Agency responds to pensioner’s squalor death stoush
A GOVERNMENT agency has waived fees and apologised to the family of a disabled pensioner who died in squalor at his northern NSW home.
The Bulletin in a report late last month revealed Steven Colley had spent the final months of his life in a Kingscliff home that was falling down around him after a decade-long battle to get the NSW Trustee and Guardian to approve repairs.
The 57-year-old's body was so decomposed when discovered in July last year that the Coroner could not determine the cause of death.
After the government agency refused to release the title of the home to the executor and waiver fees, Attwood Marshall Lawyers gave the Trustee a deadline or face court action.
The NSW Trustee and Guardian in a letter to the Coolangatta-based lawyers on Friday has waived fees totalling $31,876.
Its chief executive officer Adam Dent asking to "please pass on my sincere regret to your client for our handling of this matter".
"We recognise and acknowledge in relation to this trust we have not delivered services to an acceptable standard," Mr Dent wrote.
"This includes how we have responded to requests and the regularity of our communication. We apologise to Steven's family for this."
Attwood Marshall Lawyers Wills and Estates solicitor Debbie Sage welcomed the decision, adding it was appropriate "given the hurt and distress caused to Steven's family".
"Attwood Marshall Lawyers are always ready to fight for families wronged by trustees and have done so for many years," Ms Sage said.
"Sadly, this case is one of many, and highlights the inability of the public trustee to do its job - and this failure is evident in both Queensland and NSW offices."
Mr Dent said the Trustee was not appointed as financial manager or guardian for Mr Colley, and it had no authority relating to his personal decisions including his health and lifestyle.
While the Trustee advanced funds for repair works including plumbing, pest control and guttering, it admitted it failed to progress fixing a leak in the verandah roof.
Mr Colley had suffered from depression, battled with emphysema and asthma, and was broke when he inherited his dad's house in 2010.
By July last year, relatives recall him being in a state of panic with the ageing brick home needing major restoration work.
The Trustee admitted it did not provide a regular statement of account reflecting its administration of the trust.

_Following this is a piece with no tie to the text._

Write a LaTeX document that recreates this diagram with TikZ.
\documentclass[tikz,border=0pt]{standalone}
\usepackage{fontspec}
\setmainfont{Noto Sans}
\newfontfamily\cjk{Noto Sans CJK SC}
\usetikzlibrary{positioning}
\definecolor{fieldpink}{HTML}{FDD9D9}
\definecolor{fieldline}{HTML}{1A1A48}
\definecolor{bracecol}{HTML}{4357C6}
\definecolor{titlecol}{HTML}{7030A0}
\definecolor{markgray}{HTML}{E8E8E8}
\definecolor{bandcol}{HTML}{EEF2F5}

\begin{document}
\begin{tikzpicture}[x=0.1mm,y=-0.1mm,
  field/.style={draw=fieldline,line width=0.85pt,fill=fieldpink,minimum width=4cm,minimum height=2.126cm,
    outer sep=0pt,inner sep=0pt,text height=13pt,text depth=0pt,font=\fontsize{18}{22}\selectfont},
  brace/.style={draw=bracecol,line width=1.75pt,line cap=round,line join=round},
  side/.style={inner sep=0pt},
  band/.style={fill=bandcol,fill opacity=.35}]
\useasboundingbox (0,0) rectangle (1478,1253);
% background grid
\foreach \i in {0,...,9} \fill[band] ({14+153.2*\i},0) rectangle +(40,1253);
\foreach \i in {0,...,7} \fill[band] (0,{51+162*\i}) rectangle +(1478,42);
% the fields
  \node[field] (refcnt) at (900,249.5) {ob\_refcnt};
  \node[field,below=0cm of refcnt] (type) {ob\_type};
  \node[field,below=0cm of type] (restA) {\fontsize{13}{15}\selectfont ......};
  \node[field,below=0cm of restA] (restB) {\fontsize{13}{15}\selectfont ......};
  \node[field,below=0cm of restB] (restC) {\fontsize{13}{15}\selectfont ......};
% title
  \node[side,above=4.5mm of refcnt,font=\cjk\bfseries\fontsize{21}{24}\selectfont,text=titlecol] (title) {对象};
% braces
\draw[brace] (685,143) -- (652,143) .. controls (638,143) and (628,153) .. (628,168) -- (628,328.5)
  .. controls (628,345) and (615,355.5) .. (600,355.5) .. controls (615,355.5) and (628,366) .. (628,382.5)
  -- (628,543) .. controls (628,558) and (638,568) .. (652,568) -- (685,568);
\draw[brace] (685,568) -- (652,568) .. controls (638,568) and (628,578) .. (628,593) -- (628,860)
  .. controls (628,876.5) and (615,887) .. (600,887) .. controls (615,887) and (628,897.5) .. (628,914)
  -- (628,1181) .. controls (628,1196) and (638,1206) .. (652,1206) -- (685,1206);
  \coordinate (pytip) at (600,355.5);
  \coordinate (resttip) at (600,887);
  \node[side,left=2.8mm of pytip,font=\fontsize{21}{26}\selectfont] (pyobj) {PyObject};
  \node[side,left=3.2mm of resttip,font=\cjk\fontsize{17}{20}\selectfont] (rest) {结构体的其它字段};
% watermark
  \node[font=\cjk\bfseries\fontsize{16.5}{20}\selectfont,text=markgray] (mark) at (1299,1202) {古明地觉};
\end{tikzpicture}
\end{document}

"NSW Trustee accepts that it should have been more proactive and responsive in its communications with Steven Colley and his family," Mr Dent wrote.
Mr Colley in 2010 inherited an estate which included the Yao Street property and just over $62,000 in cash.

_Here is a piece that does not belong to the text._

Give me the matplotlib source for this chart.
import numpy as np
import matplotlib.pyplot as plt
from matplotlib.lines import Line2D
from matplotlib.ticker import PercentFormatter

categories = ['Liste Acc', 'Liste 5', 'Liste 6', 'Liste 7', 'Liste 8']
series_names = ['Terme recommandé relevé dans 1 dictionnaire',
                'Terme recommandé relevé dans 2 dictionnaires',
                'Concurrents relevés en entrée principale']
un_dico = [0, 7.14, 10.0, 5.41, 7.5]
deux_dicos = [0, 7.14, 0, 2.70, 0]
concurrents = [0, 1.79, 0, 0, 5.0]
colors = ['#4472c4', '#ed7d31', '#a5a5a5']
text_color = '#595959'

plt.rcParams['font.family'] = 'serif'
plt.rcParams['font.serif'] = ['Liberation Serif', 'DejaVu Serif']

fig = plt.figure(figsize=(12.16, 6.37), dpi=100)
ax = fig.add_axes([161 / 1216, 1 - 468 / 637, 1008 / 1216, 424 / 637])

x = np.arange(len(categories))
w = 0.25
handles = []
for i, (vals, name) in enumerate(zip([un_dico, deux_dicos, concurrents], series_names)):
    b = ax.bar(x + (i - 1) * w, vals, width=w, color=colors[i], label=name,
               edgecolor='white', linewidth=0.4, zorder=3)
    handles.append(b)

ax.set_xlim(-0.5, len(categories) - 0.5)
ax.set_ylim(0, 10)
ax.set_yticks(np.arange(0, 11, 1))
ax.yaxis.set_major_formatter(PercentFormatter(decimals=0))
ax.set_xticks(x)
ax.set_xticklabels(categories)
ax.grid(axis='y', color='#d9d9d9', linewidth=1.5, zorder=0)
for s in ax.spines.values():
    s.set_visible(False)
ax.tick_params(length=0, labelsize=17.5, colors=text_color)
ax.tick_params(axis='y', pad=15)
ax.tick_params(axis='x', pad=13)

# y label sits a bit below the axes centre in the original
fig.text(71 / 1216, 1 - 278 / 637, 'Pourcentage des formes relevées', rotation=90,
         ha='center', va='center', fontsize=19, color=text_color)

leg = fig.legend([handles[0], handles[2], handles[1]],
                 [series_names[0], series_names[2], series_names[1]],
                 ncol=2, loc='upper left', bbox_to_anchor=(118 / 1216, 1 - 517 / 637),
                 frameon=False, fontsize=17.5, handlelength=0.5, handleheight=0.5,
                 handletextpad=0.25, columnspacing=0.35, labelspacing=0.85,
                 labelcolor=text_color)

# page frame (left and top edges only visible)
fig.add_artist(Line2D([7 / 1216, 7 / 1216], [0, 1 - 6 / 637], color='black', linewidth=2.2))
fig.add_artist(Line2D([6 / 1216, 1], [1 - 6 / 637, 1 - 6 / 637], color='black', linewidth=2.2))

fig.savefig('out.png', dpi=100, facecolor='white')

But only months before his death, a real estate agent - after an inspection - was shocked. The agent described the property as "disgraceful" with ceiling sheets broken and coming away from the rear porch area, lights falling out of their fittings, flyscreens ripped and windows broken.
Mr Dent in his letter vowed the Trustee would improve its customer service.
"Please be assured I have personally reviewed this matter and recognise we have not communicated effectively or taken appropriate action on a number of occasions over the life of the trust," he said.
"Since my appointment as the Chief Executive Officer a little over a year ago, I have overseen a range of initiatives to improve the quality and timeliness of our customer service.
"While this may be of little comfort on this specific matter, I assure you that work has already commenced to improve resourcing, systems and the capability of the organisation. Importantly, this includes how we engage with our customers when delivering services."